I got from this communication something of the flavour of living in a totalitarian state, the absolutism of its decision, the impression that a guard stood blocking all routes of opposition. I was shaken and felt an irrational proprietorship for both the entity and the views expressed in an article I had only edited.
But why should our magazine worry? Because the collective was cheap. In fact, at least half the price of the nearest competition; their workers really did give their all for a pittance fighting to reach the goal of the Communist Paradise. To be honest, at first I wasn’t sure if the collective’s protest was against punk itself or the way the article undermined and distorted their cause. But later I saw how it couldn’t be the latter. Up until then I had naively accepted punk as a movement of protest, it was against the current social order, it was against the exploitative nature of capitalism, and I simply assumed it must stand shoulder to shoulder with the greater struggle of the masses, with the rural tractor drivers, the spanner wielders, the plumbers and brickies. But it turned out punks were deemed to be unlikely ’fellow travellers’ by Marxists. I should have known; punk is antithetical to organisation, as all anarchy is. But Marxism is organisationally obsessed, centrally commanded to an oppressive degree. Read your Darkness at Noon.

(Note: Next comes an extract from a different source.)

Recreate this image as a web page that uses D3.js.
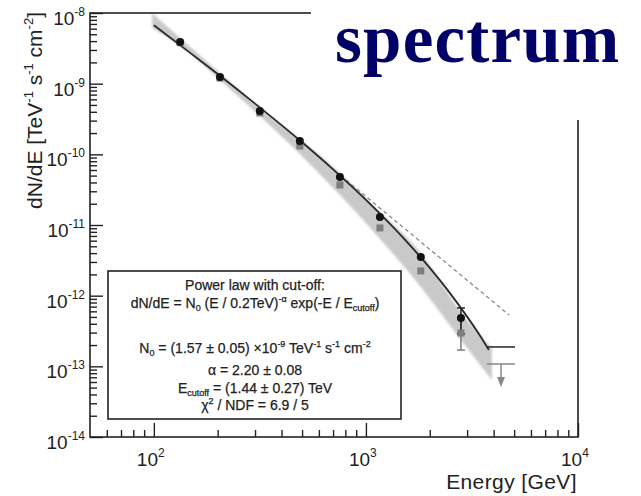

The truth is, this movement of nihilists was viewed as comrades to no one, it was infantile, incoherent and vituperative; furthermore, it didn’t offer alternatives to the state it rejected, while at the same time it parasitized that hated state as a permanent recipient of its handouts; it was the ultimate self-deluded dependency culture. To join with the Marxists, or even the much less extreme Labour Party, would mean having an understanding of, and taking an interest in, politics, joining in discussions, taking stands, engaging with similar and opposing views. My God, it would mean punks would have to take on the role of grown-ups! I don’t think Tinker Bell could survive that!
What was punk really all about? Those involved are still wondering. That period was fun, it was crazy, Julie Burchill very often recalls, though for decades she has looked back in anger at Punk’s insubstantial and dubious heritage and made a good living from negating it. And maybe looking back and saying ‘How could I have been taken in?’ is also for many an essential part of what the phenomenon was about. The faux pop intelligentsia bought into the naïve view of punk, that it was a spontaneous development out of a combined roots culture, making it pure, putting it beyond question. So when it said nothing, it was acceptable; when it voiced obscenities, it was acceptable; when it spoke nonsense, it was acceptable; when it contradicted itself, both sides of the contradiction were also acceptable. With punk, we are always falling into the trap of thinking it was serious, considered, coherent, consistent, substantial. When it was none of those things and all along it was flagrantly, raucously and deafeningly trying not to be.
I was never a consumer of Punk music or culture, though I was aware of it on the periphery of things in America and saw it as a more prominent feature in Ireland, late 70’s early 80’s. So, I found this very interesting. It seems to me you’ve hit the nail on the head seeing Punk as “a series of poses” rather than any sort of coherent philosophical or cultural movement.